Makes about four servings.

Ingredients:

  • 6-8 small radishes
  • 1/2 cup toor dal or moong dal
  • 2-3 green chillies (optional)
  • 1/2 teaspoon turmeric powder
  • 3 cups water
  • 2 teaspoons sambar powder
  • 1 teaspoon tamarind paste
  • 4-5 curry leaves, optional
  • handful of coriander leaves, optional
  • salt

For tadka:

  • 1 teaspoon oil
  • 1 teaspoon mustard seeds
  • 2-3 curry leaves
  • good pinch hing
  • 1 dry red chili

Method:

  1. Slice 6-7 small radishes into thin rounds and pressure cook with 1/2 cup toor or moong dal. Add 1/4 teaspoon of turmeric powder, 2-3 green chillies, radish greens if you have them and enough water to cover it. Pressure cook for 3-4 whistles until the dal is cooked completely.
  2. Once the dal is cooked and taken out of the cooker, add 3 cups of water to a pan. Add 4-5 curry leaves, 1 teaspoon of tamarind paste and two teaspoons of sambar powder.
  3. Mix well and bring to a boil.

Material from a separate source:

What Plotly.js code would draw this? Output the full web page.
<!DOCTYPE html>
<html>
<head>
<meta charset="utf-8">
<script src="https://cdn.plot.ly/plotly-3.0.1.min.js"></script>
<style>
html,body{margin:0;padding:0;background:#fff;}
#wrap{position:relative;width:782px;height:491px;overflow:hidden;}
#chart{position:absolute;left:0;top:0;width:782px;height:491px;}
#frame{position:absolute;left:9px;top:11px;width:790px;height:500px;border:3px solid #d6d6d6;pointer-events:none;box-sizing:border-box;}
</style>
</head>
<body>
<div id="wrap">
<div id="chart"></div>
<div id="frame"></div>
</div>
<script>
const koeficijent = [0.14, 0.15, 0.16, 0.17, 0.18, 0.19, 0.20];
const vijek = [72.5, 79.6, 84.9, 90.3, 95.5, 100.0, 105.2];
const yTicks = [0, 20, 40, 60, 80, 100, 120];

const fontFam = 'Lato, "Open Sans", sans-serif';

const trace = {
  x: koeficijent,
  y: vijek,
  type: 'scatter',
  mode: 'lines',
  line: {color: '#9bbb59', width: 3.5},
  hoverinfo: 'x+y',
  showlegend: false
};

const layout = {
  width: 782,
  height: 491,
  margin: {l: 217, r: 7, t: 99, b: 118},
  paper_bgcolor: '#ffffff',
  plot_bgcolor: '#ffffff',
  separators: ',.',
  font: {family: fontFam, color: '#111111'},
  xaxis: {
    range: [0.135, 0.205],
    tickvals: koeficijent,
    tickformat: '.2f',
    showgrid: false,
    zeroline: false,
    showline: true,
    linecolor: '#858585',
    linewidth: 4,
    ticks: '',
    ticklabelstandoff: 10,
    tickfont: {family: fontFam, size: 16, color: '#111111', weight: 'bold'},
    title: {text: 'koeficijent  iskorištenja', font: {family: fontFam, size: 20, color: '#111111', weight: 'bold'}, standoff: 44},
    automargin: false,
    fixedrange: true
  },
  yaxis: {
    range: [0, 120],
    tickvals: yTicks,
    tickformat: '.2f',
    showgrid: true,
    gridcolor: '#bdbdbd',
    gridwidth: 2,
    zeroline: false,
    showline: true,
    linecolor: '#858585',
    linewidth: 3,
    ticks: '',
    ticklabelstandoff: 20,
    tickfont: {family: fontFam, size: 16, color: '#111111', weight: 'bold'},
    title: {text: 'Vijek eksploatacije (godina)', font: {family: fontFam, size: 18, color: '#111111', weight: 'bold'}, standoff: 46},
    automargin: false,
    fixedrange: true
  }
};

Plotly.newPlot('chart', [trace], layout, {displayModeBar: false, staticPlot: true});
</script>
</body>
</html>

Let it boil for 6-8 minutes for the tamarind to cook completely.
  4. Add salt to taste, cooked dal and radish.
  5. Bring to a rolling boil, add a handful of coriander leaves as well.
  6. Prepare a tadka with a spoon of mustard seeds, few curry leaves,a good pinch of hing and 1 dry red chilli. Once the seeds splutter, add it to the prepared sambar. Mix well and serve with rice and a vegetable on the side.